Meet Big Science Projects at the Precision Fair 2018
Supported by the ILO-Net a number of Big Science Projects will be “present” at the Precision Fair Brokerage Event 2018.
The ILO-Net is a collaboration between Dutch Industrial Liaison Officers (ILOs) who are employed at scientific and university institutes. It is an initiative from the NWO Institutes who are responsible for the national coordination of Big Science projects for international facilities such as CERN, ITER, ESS, ESRF, HFML, EELT and ESA. NWO funds all the scientifical research in Holland. In the ILO-Net, ILOs consolidate their strengths to bridge the gap between Dutch industry and large Big Science facilities.
Most important Big Science Projects are:
At CERN, the European Organization for Nuclear Research, physicists and engineers are probing the fundamental structure of the universe. They use the world's largest and most complex scientific instruments to study the basic constituents of matter – the fundamental particles. The particles are made to collide together at close to the speed of light. The process gives the physicists clues about how the particles interact, and provides insights into the fundamental laws of nature.The instruments used at CERN are purpose-built particle accelerators and detectors. Accelerators boost beams of particles to high energies before the beams are made to collide with each other or with stationary targets. Detectors observe and record the results of these collisions.
ITER will be the world's largest experimental fusion facility and is designed to demonstrate the scientific and technological feasibility of fusion power for energy purposes. Fusion is the process which powers the sun and the stars. When light atomic nuclei fuse together to form heavier ones, a large amount of energy is released. Fusion research is aimed at developing a prototype fusion power plant that is safe and reliable, environmentally responsible and economically viable, with abundant and widespread fuel resources.
The ITER project is sited at Cadarache in the South of France. Europe will contribute almost half of the costs of its construction, while the other six Members to this joint international venture (China, India, Japan, the Republic of Korea, the Russian Federation and the USA), will contribute equally to the rest.
The European Spallation Source is one of the largest science and technology infrastructure projects being built today. The facility design and construction includes a linear proton accelerator, a heavy-metal target station, a large array of state-of-the-art neutron instruments, a suite of laboratories, and a supercomputing data management and software development center. In the context of its history and future as a scientific organisation, it is however more than an advanced research tool. It is a brand new organisation, being built from the ground up.
The European Synchrotron Radiation Facility (ESRF), located in Grenoble - France, is a joint facility supported and shared by 19 countries. The ESRF operates the most powerful synchrotron radiation source in Europe, at 6 GeV. Each year several thousand researchers travel to Grenoble where they work in a first-class scientific environment to conduct exciting experiments at the cutting edge of modern science.
Biologists, medical doctors, meteorologists, geophysicists and archaeologists have become regular users.

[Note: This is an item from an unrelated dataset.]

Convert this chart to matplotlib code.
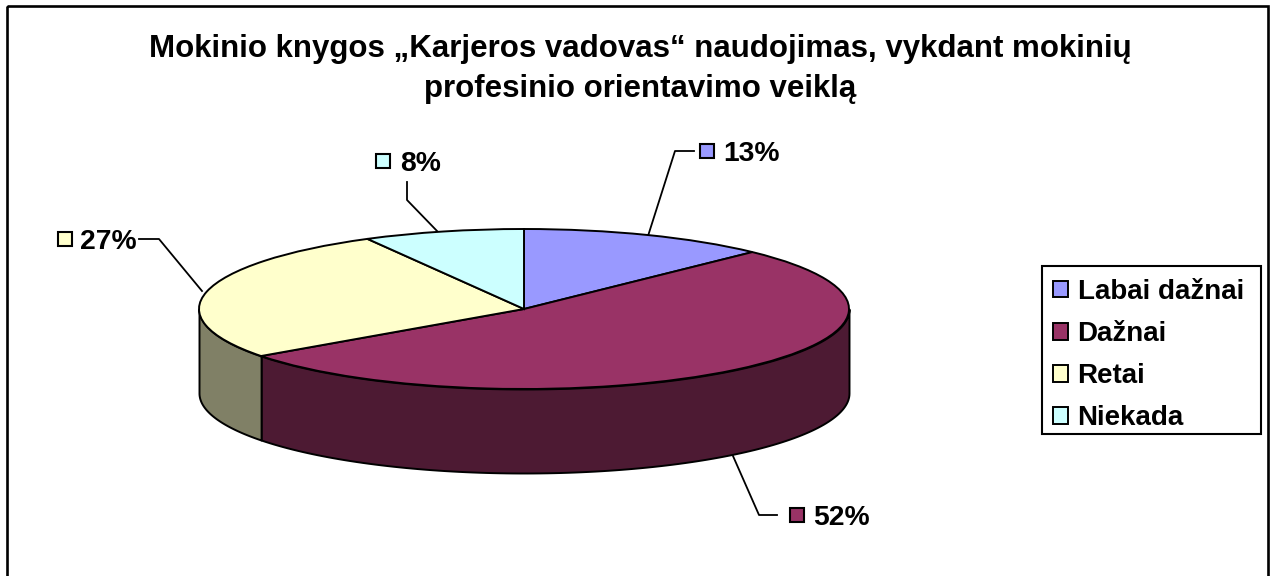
import numpy as np
import matplotlib
matplotlib.use("Agg")
import matplotlib.pyplot as plt
from matplotlib.patches import Rectangle

plt.rcParams['font.family'] = ['Liberation Sans', 'DejaVu Sans']

title = "Mokinio knygos „Karjeros vadovas“ naudojimas, vykdant mokinių\nprofesinio orientavimo veiklą"
categories = ["Labai dažnai", "Dažnai", "Retai", "Niekada"]
values = [12.4, 52.6, 27.0, 8.0]
pct_labels = ["13%", "52%", "27%", "8%"]
top_colors = ["#9999FF", "#993366", "#FFFFCC", "#CCFFFF"]
side_colors = ["#4D4D80", "#4D1A33", "#808066", "#668080"]

W, H = 1277, 576
fig = plt.figure(figsize=(W / 100, H / 100), dpi=100, facecolor="white")

# overlay in pixel coordinates for the frame, labels and leaders
bg = fig.add_axes([0, 0, 1, 1])
bg.set_xlim(0, W)
bg.set_ylim(H, 0)
bg.axis("off")
bg.add_patch(Rectangle((7, 6), 1261, 590, fill=False, ec="black", lw=1.9))
bg.add_patch(Rectangle((1042, 266), 219, 168, fill=False, ec="black", lw=1.5))
bg.text(640, 69, title, ha="center", va="center", fontsize=22.5, fontweight="bold",
        linespacing=1.42)

# pie axes: ellipse 199..849 wide, top 229, rim 389, wall down to 473
depth = 84 / 80
ax = fig.add_axes([199 / W, 1 - 473 / H, 650 / W, 244 / H])
wedges, _ = ax.pie(values, colors=top_colors, startangle=90, counterclock=False,
                   wedgeprops=dict(edgecolor="black", linewidth=1.4, zorder=3))
ax.set_xlim(-1, 1)
ax.set_ylim(-1 - depth, 1)
ax.set_aspect("auto")

# side wall, only lower half of the rim is seen
edges = 90 - 360 * np.cumsum([0] + values) / sum(values)
for i in range(len(values)):
    hi = min(edges[i], 0)
    lo = max(edges[i + 1], -180)
    if hi <= lo:
        continue
    t = np.radians(np.linspace(hi, lo, 120))
    ax.fill_between(np.cos(t), np.sin(t), np.sin(t) - depth, color=side_colors[i],
                    edgecolor="black", linewidth=1.4, zorder=1, clip_on=False)

# data labels
label_xy = [(723, 151), (813, 515), (80, 239), (400, 161)]
marker_xy = [(707, 151), (797, 515), (65, 239), (383, 161)]
leaders = [
    [(648, 236), (675, 151), (694, 151)],
    [(733, 456), (759, 515), (777, 515)],
    [(139, 239), (159, 239), (202, 291)],
    [(407, 182), (407, 200), (438, 232)],
]
for i, lab in enumerate(pct_labels):
    bg.text(label_xy[i][0], label_xy[i][1], lab, ha="left", va="center_baseline",
            fontsize=20.3, fontweight="bold")
    bg.plot(*marker_xy[i], marker="s", ms=10.5, mfc=top_colors[i], mec="black", mew=1.5)
    xs, ys = zip(*leaders[i])
    bg.plot(xs, ys, color="black", lw=1.3)

# legend on top of everything, its box is drawn above
lax = fig.add_axes([0, 0, 1, 1])
lax.axis("off")
leg = lax.legend(wedges, categories, loc="upper left", mode="expand",
                 bbox_to_anchor=(1042 / W, 1 - 436 / H, 219 / W, 168 / H),
                 bbox_transform=fig.transFigure,
                 prop=dict(weight="bold", size=20), frameon=False, borderaxespad=0, borderpad=0.39,
                 labelspacing=0.58, handlelength=0.56, handleheight=0.56, handletextpad=0.33)

fig.savefig("out.png", dpi=100)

Industrial applications are also growing, notably in the fields of pharmaceuticals, cosmetics, petrochemicals and microelectronics.
The HFML is an international facility which uses and develops high magnetic fields to carry out pioneering scientific research by in-house and external users. Fields up to 37.5T are available, a 45T hybrid magnet is under development.
The HFML research programme is based around three major research themes, Strongly Correlated Electron Systems, Semiconductors & Nanostructures and Soft Condensed Matter & Nanomaterials, and one technological theme, namely the Magnet Technology and Development programme.
The European Space Agency (ESA) is Europe’s gateway to space. Its mission is to shape the development of Europe’s space capability and ensure that investment in space continues to deliver benefits to the citizens of Europe and the world. ESA is an international organisation with 22 Member States. By coordinating the financial and intellectual resources of its members, it can undertake programmes and activities far beyond the scope of any single European country.ESA’s job is to draw up the European space programme and carry it through. ESA's programmes are designed to find out more about Earth, its immediate space environment, our Solar System and the Universe, as well as to develop satellite-based technologies and services, and to promote European industries. ESA also works closely with space organisations outside Europe.
The European Extremely Large Telescope (E-ELT) is a revolutionary scientific project for a 40m-class telescope that will allow us to address many of the most pressing unsolved questions about our Universe. The E-ELT will be the largest optical/near-infrared telescope in the world and will gather 13 times more light than the largest optical telescopes existing today. The E-ELT will be able to correct for the atmospheric distortions (i.e., fully adaptive and diffraction-limited) from the start, providing images 16 times sharper than those from the Hubble Space Telescope. The E-ELT will vastly advance astrophysical knowledge by enabling detailed studies of planets around other stars, the first galaxies in the Universe, super-massive black holes, and the nature of the Universe's dark sector.